Click to See Complete Forum and Search --> : java searching html


athanach
11-09-2007, 06:44 AM
i want to use java for searching html tags. More specific i want to know if a webpage has rss. If it has i see it in meta tag. Then i want to download the link for rss and store it in database.
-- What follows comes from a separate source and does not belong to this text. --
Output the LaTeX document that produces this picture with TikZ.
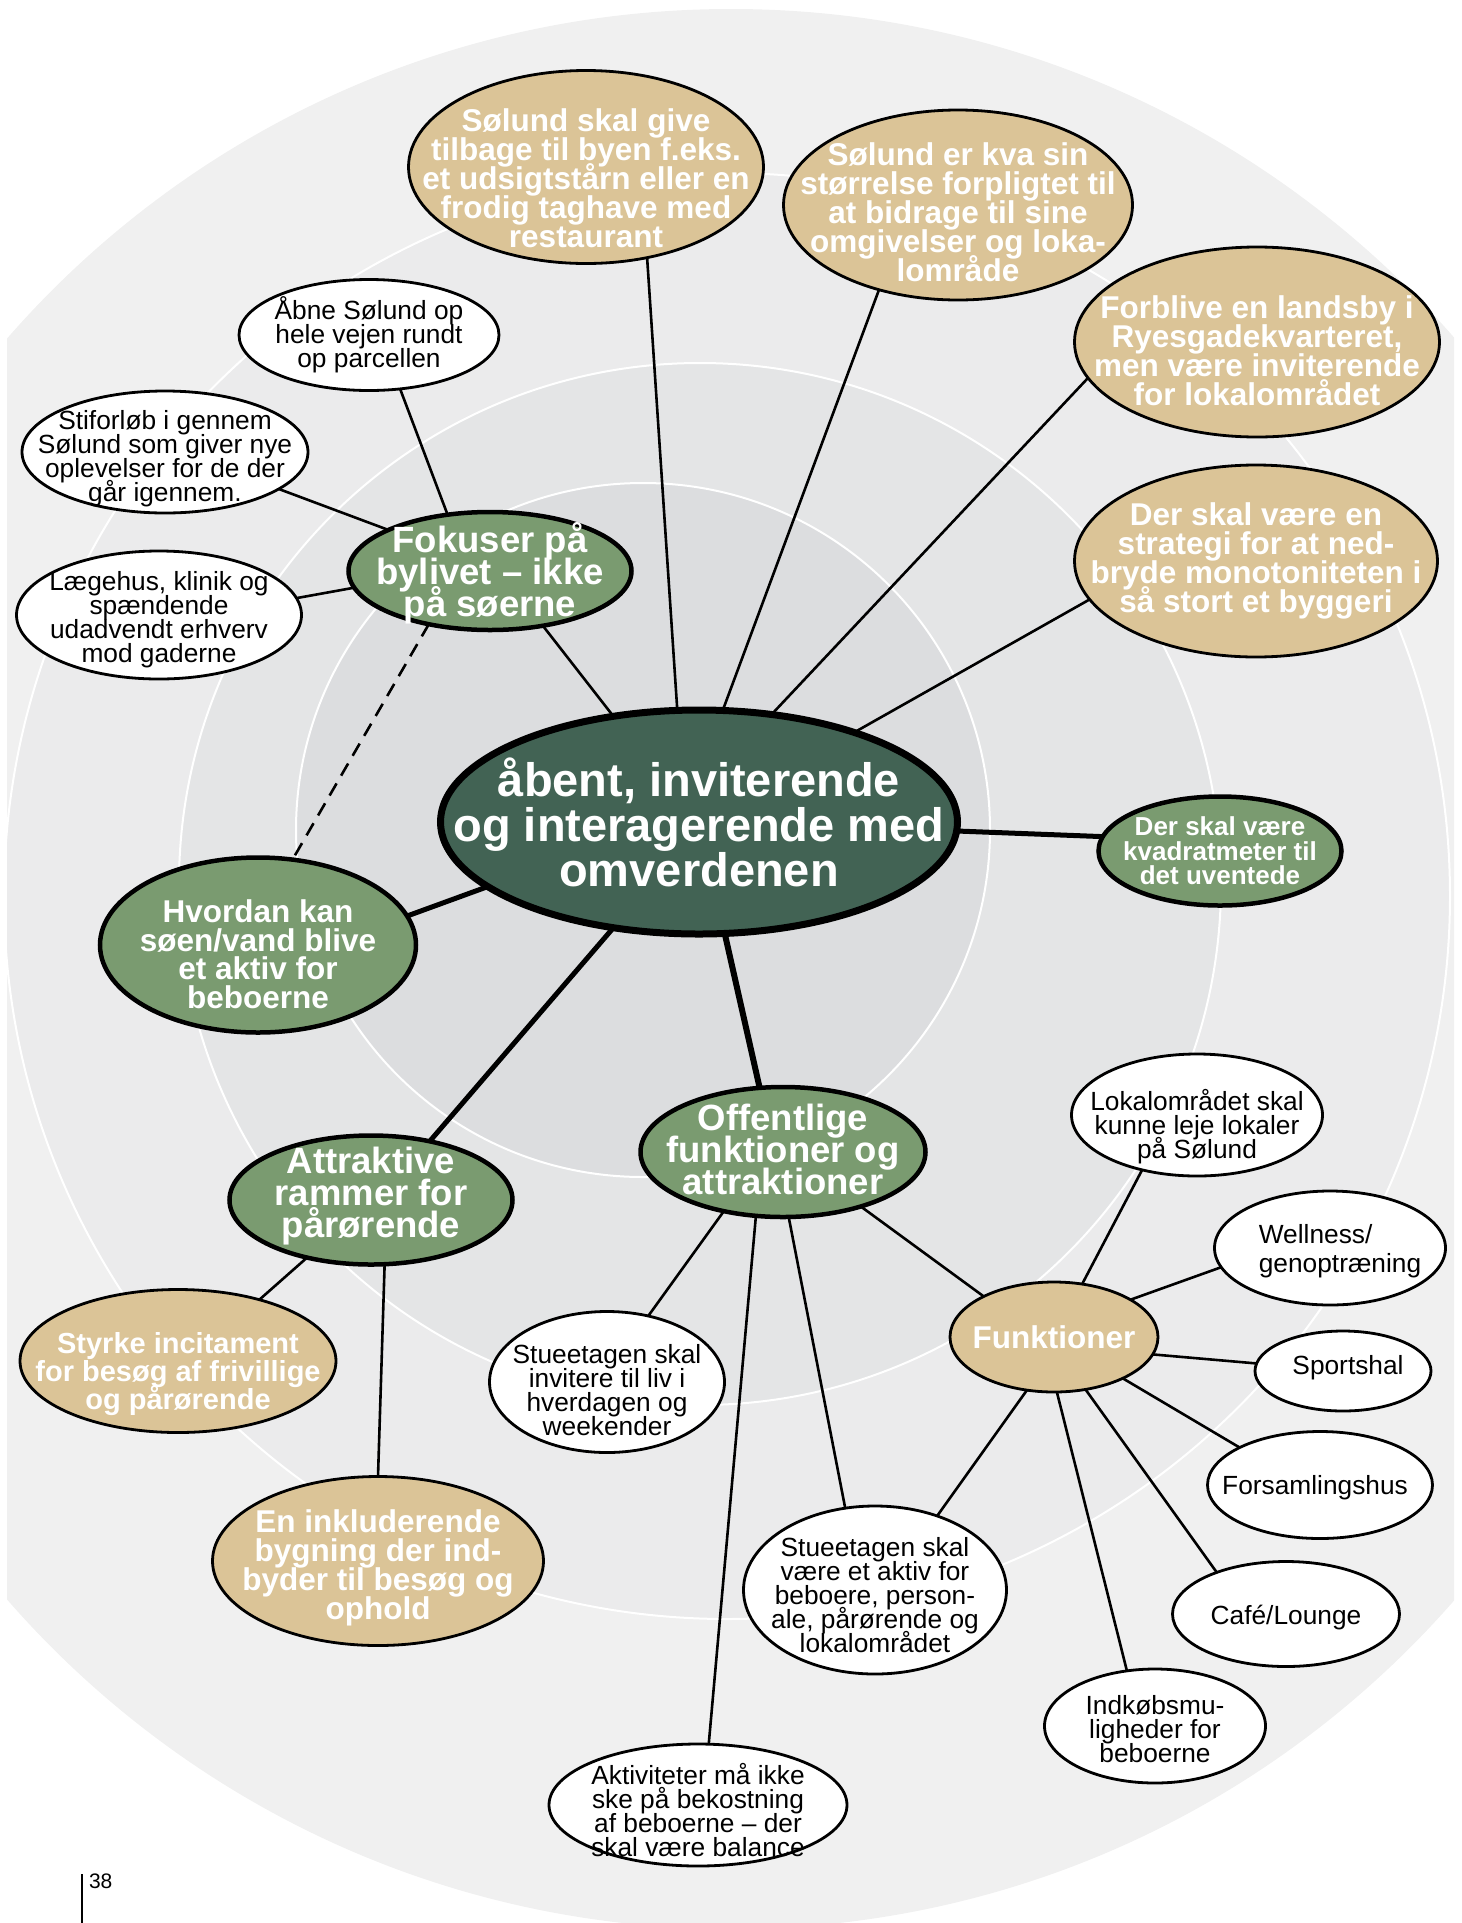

For going to pages i use a java crawler.

Anyone to help me?

athanach
11-09-2007, 10:29 AM
Do you want any clarification because my English isn't good enough.........

Tell me someone

chazzy
11-10-2007, 07:08 PM
couldn't you use DOM to parse the webpage?

athanach
11-11-2007, 09:55 AM
any good DOM api?

this that i want to do to fount the world rss and store the url

<head>

<title>SPORT 24</title>
<meta http-equiv="content-type" content="text/html; charset=windows-1253"/>

<link href="/ast/css/s24_022.css" type="text/css" rel="stylesheet"/>
<script language="javascript" src="/ast/js/s24_007.js"></script>
<link rel="Shortcut Icon" href="/favicon.ico" >
<link rel="icon" href="/favicon.png" type="image/png">


<link rel="alternate" type="application/rss+xml" href="http://www.sport24.gr/svc/rss/topNews/" title="SPORT 24 RSS: Σημαντικότερες ειδήσεις" />
<link rel="alternate" type="application/rss+xml" href="http://www.sport24.gr/svc/rss/lastNews/" title="SPORT 24 RSS: Ροή ειδήσεων, όλες οι κατηγορίες" />

</head>

for example to found the from th e type tag

<link rel="alternate" type="application/rss+xml" href="http://www.sport24.gr/svc/rss/topNews/" title="SPORT 24 RSS: Σημαντικότερες ειδήσεις" />

and store the

href="http://www.sport24.gr/svc/rss/topNews/"


any help?

chazzy
11-11-2007, 02:08 PM
The org.w3c.dom package maybe? It's always what I use.

This came up in a quick search in google.

http://htmlparser.sourceforge.net/